Take the sorry story of Toys "R" Us, once the world’s biggest toy retailer. Three big private-equity firms – KKR & Co., Bain Capital and Vornado Realty Trust – bought the company in 2005 and boosted the company’s debt from US$1.9-billion to US$5-billion. The excessive leverage reduced the company’s financial flexibility to almost nothing; most of the operating profit went to servicing the debt, leaving little to revamp the tired stores. Toys "R" Us went bankrupt in 2017 and liquidated its U.S. operations last year, putting 30,000 employees out of work. It is only one of several big retailers that collapsed under the weight of crazy amounts of debt. (Toys "R" Us Canada continues under new owner Fairfax Financial Holdings Ltd.)

The Bain report says private-equity players are loading up their deals with ever-greater amounts of debt, even though U.S. interest rates have climbed. The report notes that, in the years after the 2008 financial crisis, regulators discouraged debt multiples that reached six times the target companies’ earnings before interest, taxes, depreciation and amortization (EBITDA – essentially operating profits).

Enter Donald Trump and his regulatory-lite style.
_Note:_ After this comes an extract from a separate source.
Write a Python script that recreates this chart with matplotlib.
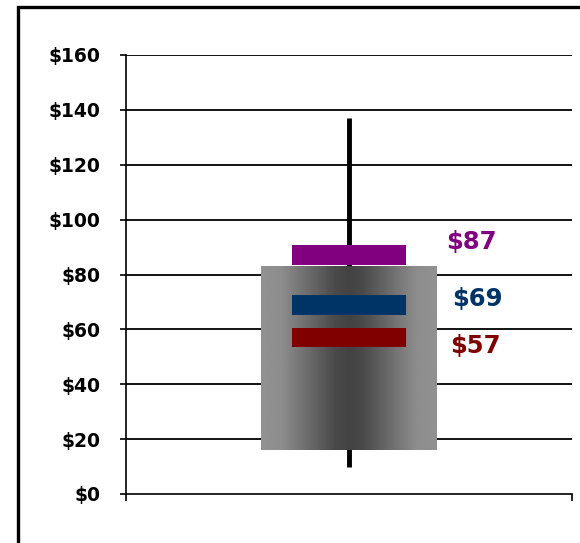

Bain says that “in the Trump era’s more relaxed regulatory environment,” the share of deals with debt multiples of seven times EBTIDA has climbed to 40 per cent of the total. Some may be higher, depending on assumptions made on future profits, and you can bet those assumptions are becoming more bullish. In other words, the equity cushion is getting smaller and the risks higher.

It’s hard to say private equity is in a bubble – bubbles are only identified after they burst. But exceedingly high valuations and leverage ratios of the businesses targeted by private-equity funds positively shouts that the market is getting out of whack. The ugly IPOs of Lyft and Uber are powerful hints of trouble to come.